8- La cima del monje es la Eucaristía por la cual recibe la gracia de vivir en comunión con sus hermanos  y expresa el culto que es el origen de su búsqueda de Dios. Las horas del Oficio Divino y el ciclo de las fiestas litúrgicas le ayudan a recordar de forma permanente lo que Dios ha hecho por él en Cristo.

9- La lectio divina, la oración personal, el silencio la ascesis del trabajo manual, la pobreza, el ayuno y la abstinencia, constituyen un medio para ayudar al monje en su vida de soledad y de separación del mundo. Si estas exigencias se cumplen, vienen a ser fuente de gozo y de fuerza.

10- Es nuclear la acogida de los huéspedes a quienes debemos servir como si de Cristo se tratara pero salvaguardando la naturaleza contemplativa de nuestra vida.

11- El monje realiza su camino bajo la dirección de un Abad que hace las veces de Cristo y que es ayudado por su Consejo.

12- La formación del monje es esencial y debe durar toda la vida, pues si la vocación es un don, este don debe ser cultivado.
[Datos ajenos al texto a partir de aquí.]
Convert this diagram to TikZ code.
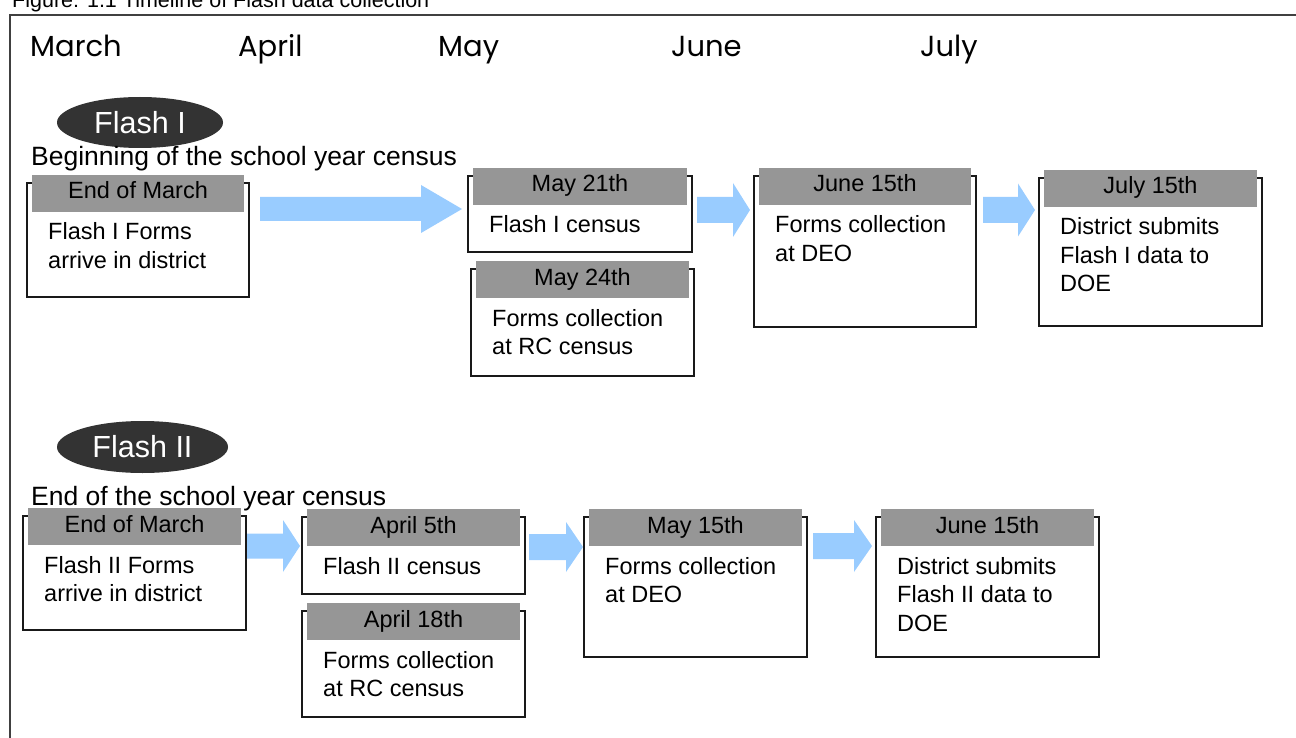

13-El monje debe estar interesado por todo lo que atañe a la Orden y rezar frecuentemente por aquellos que tienen la tarea de vigilar para que las estructuras funcionen de manera flexible y eficaz.

Quiera el Señor que la tradición recibida pueda ser enriquecida antes de volver a ser entregada. Tengo la esperanza de que todo esto pueda ser un estímulo para el lector que quiera convertirse en actor.